To prevent any losses during energy transfer, corrosion avoidance due to organic electrolytes etc., the help of photosensitive materials was taken that can incorporate lithium and result in a leak-proof, efficiently working solar battery.
Generally, one of the electrodes in solar batteries is physically mixed with a stabilising component for driving the flow of electrons through the battery. But that leads to limitations in optimal usage of surface area.
To avoid this, the research team created a heterostructure of photosensitive MoS2 (molybdenum disulphide) and MoOx (molybdenum oxide) to function as a single electrode. Being a heterostructure wherein the MoS2 and MoOx were fused, the electrode allowed for more surface area to absorb solar energy. When light rays hit the electrode, the photosensitive MoS2 generated electrons and simultaneously created vacancies called holes. MoOx kept the electrons and holes apart while transferring the electrons to the battery circuit.
Schematic of Solar Battery Charging Process. Credit: TIFR Hyderabad
Completely assembled from scratch, the solar battery demonstrated good operation when exposed to simulated solar light.
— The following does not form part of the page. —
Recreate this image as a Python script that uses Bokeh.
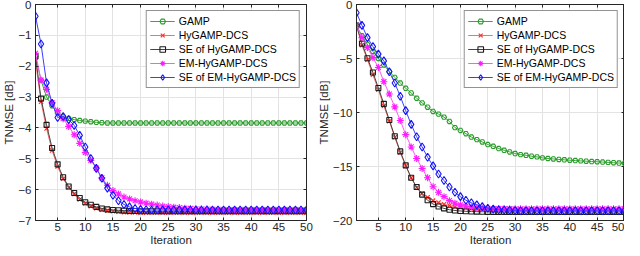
from bokeh.plotting import figure
from bokeh.layouts import row
from bokeh.models import Legend, LegendItem, LinearAxis, FixedTicker, Range1d, CustomLabelingPolicy
from bokeh.embed import file_html
from bokeh.resources import INLINE

iterations = list(range(1, 51))
series_labels = ["GAMP", "HyGAMP-DCS", "SE of HyGAMP-DCS", "EM-HyGAMP-DCS", "SE of EM-HyGAMP-DCS"]
x_ticks = [5, 10, 15, 20, 25, 30, 35, 40, 45, 50]
left_y_ticks = [-7, -6, -5, -4, -3, -2, -1, 0]
right_y_ticks = [-20, -15, -10, -5, 0]

# ---- left panel ----
left_gamp = [-1.68, -2.45, -3.0, -3.28, -3.52, -3.63, -3.69, -3.73, -3.76, -3.78,
             -3.8, -3.82, -3.83] + [-3.84] * 37
left_hygamp = [-1.84, -3.15, -4.02, -4.73, -5.25, -5.65, -5.93, -6.14, -6.32, -6.45,
               -6.54, -6.6, -6.65, -6.68, -6.7, -6.72, -6.73, -6.74, -6.74, -6.75] + [-6.75] * 30
left_se_hygamp = [-1.68, -3.05, -3.9, -4.65, -5.18, -5.6, -5.9, -6.11, -6.27, -6.41,
                  -6.49, -6.56, -6.61, -6.64, -6.66, -6.67, -6.68, -6.69, -6.69, -6.7] + [-6.7] * 30
left_em = [-1.58, -2.45, -2.75, -3.18, -3.44, -3.7, -3.95, -4.22, -4.5, -4.8,
           -5.05, -5.3, -5.62, -5.86, -6.03, -6.14, -6.24, -6.3, -6.36, -6.4,
           -6.44, -6.47, -6.5, -6.53, -6.55, -6.57, -6.58, -6.6, -6.61, -6.62,
           -6.63, -6.63, -6.64, -6.64, -6.65] + [-6.65] * 15
left_se_em = [-0.38, -1.28, -2.54, -3.2, -3.66, -3.63, -3.73, -3.92, -4.24, -4.62,
              -4.99, -5.31, -5.63, -5.95, -6.18, -6.36, -6.48, -6.56, -6.61, -6.64,
              -6.65, -6.66] + [-6.66] * 28

# ---- right panel ----
right_gamp = [-1.94, -2.9, -3.7, -4.35, -5.0, -5.6, -6.2, -6.75, -7.27, -7.76,
              -8.19, -8.68, -9.11, -9.51, -9.9, -10.15, -10.43, -10.83, -11.4, -11.66,
              -11.96, -12.27, -12.51, -12.73, -12.97, -13.13, -13.34, -13.5, -13.65, -13.8,
              -13.9, -13.96, -14.05, -14.11, -14.2, -14.26, -14.3, -14.35, -14.38, -14.42,
              -14.45, -14.48, -14.51, -14.54, -14.56, -14.59, -14.62, -14.65, -14.68, -14.7]
right_hygamp = [-1.94, -3.78, -5.12, -6.51, -7.9, -9.4, -10.8, -12.3, -13.7, -14.95,
                -16.05, -16.95, -17.5, -17.85, -18.16, -18.34, -18.5, -18.62, -18.72, -18.8,
                -18.86, -18.9, -18.93, -18.95, -18.96] + [-18.97] * 25
right_se_hygamp = [-1.94, -3.62, -4.97, -6.29, -7.73, -9.2, -10.7, -12.2, -13.6, -14.9,
                   -16.04, -16.9, -17.6, -18.13, -18.48, -18.71, -18.88, -19.0, -19.07, -19.12,
                   -19.15, -19.17, -19.18, -19.19] + [-19.2] * 26
right_em = [-1.94, -3.07, -3.99, -4.91, -5.83, -7.15, -8.29, -9.48, -10.74, -12.05,
            -13.19, -14.26, -15.18, -16.04, -16.87, -17.39, -17.79, -18.16, -18.4, -18.55,
            -18.66, -18.74, -18.8, -18.84, -18.87, -18.89, -18.9, -18.91, -18.91, -18.92] + [-18.92] * 20
right_se_em = [-0.77, -1.93, -3.07, -3.9, -4.6, -5.22, -6.23, -7.27, -8.5, -9.83,
               -11.1, -12.24, -13.19, -14.14, -14.94, -15.7, -16.3, -16.9, -17.39, -17.79,
               -18.12, -18.36, -18.55, -18.72, -18.86, -18.95, -19.0, -19.03, -19.05, -19.07] + [-19.1] * 20

colors = ["#2a9a2a", "#ff2a2a", "#1a1a1a", "#ff1aff", "#1010ff"]
line_colors = ["#3aa83a", "#ff6a6a", "#444444", "#ff55ff", "#3d3dff"]
markers = ["hex", "x", "square", "asterisk", "diamond"]
msizes = [5, 6, 5, 7, 8]

FONT = "Liberation Sans"
AX = "#262626"


def make_panel(series, y_start, y_end, y_ticks, width, height, min_right):
    p = figure(width=width, height=height, output_backend="svg", toolbar_location=None,
               x_range=Range1d(1, 50), y_range=Range1d(y_start, y_end),
               min_border_left=0, min_border_right=min_right, min_border_top=4,
               min_border_bottom=0)
    p.background_fill_color = "white"
    p.border_fill_color = "white"
    p.outline_line_color = AX
    p.outline_line_width = 1

    for ax in (p.xaxis[0], p.yaxis[0]):
        ax.axis_line_color = AX
        ax.major_tick_line_color = AX
        ax.major_tick_in = 3
        ax.major_tick_out = 0
        ax.minor_tick_line_color = None
        ax.major_label_text_font = FONT
        ax.major_label_text_font_size = "11.5px"
        ax.major_label_text_color = AX
        ax.axis_label_text_font = FONT
        ax.axis_label_text_font_size = "11.5px"
        ax.axis_label_text_font_style = "normal"
        ax.axis_label_text_color = AX
        ax.axis_label_standoff = 0
    p.xaxis.major_label_standoff = 2
    p.yaxis.major_label_standoff = 4
    p.xaxis.ticker = FixedTicker(ticks=x_ticks)
    p.yaxis.ticker = FixedTicker(ticks=y_ticks)
    p.xaxis.axis_label = "Iteration"
    p.yaxis.axis_label = "TNMSE [dB]"

    # box ticks on top and right (no labels)
    hide_all = CustomLabelingPolicy(
        code="for (let i = 0; i < indices.size; i++) { indices.unset(i) } return indices")
    top = LinearAxis(ticker=FixedTicker(ticks=x_ticks), major_label_policy=hide_all)
    right = LinearAxis(ticker=FixedTicker(ticks=y_ticks), major_label_policy=hide_all)
    for ax in (top, right):
        ax.axis_line_color = AX
        ax.major_tick_line_color = AX
        ax.major_tick_in = 3
        ax.major_tick_out = 0
        ax.minor_tick_line_color = None
        ax.major_label_standoff = 0
        ax.major_label_text_font_size = "0px"
    p.add_layout(top, "above")
    p.add_layout(right, "right")

    p.grid.grid_line_color = "#e3e3e3"
    p.grid.grid_line_width = 1
    p.xgrid.ticker = FixedTicker(ticks=x_ticks)
    p.ygrid.ticker = FixedTicker(ticks=y_ticks)

    items = []
    for vals, lab, c, lc, m, s in zip(series, series_labels, colors, line_colors, markers, msizes):
        ln = p.line(iterations, vals, line_color=lc, line_width=1)
        sc = p.scatter(iterations, vals, marker=m, size=s, line_color=c, fill_color=None,
                       line_width=1.1)
        items.append(LegendItem(label=lab, renderers=[ln, sc]))

    legend = Legend(items=items, location="top_right")
    legend.margin = 6
    legend.padding = 3
    legend.spacing = 0
    legend.glyph_width = 25
    legend.glyph_height = 14
    legend.label_height = 12
    legend.label_standoff = 4
    legend.label_text_font = FONT
    legend.label_text_font_size = "10.5px"
    legend.label_text_color = "black"
    legend.border_line_color = AX
    legend.border_line_width = 1
    legend.background_fill_color = "white"
    legend.background_fill_alpha = 1
    p.add_layout(legend, "center")
    return p


p_left = make_panel([left_gamp, left_hygamp, left_se_hygamp, left_em, left_se_em],
                    -7, 0, left_y_ticks, 314, 248, 8)
p_right = make_panel([right_gamp, right_hygamp, right_se_hygamp, right_em, right_se_em],
                     -20, 0, right_y_ticks, 310, 248, 0)

layout = row(p_left, p_right)
open("out.html", "w").write(file_html(layout, INLINE))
The research team is currently working towards discovering the mechanism by which MoS2 and MoOx can work together with lithium anode for electric current generation. While the solar battery achieves a higher interaction of photosensitive material with light, it is yet to achieve the generation of optimum levels of current to fully recharge a lithium-ion battery. To solve this problem, the behaviour of heterostructure electrodes is being studied for addressing the challenges of modern solar batteries.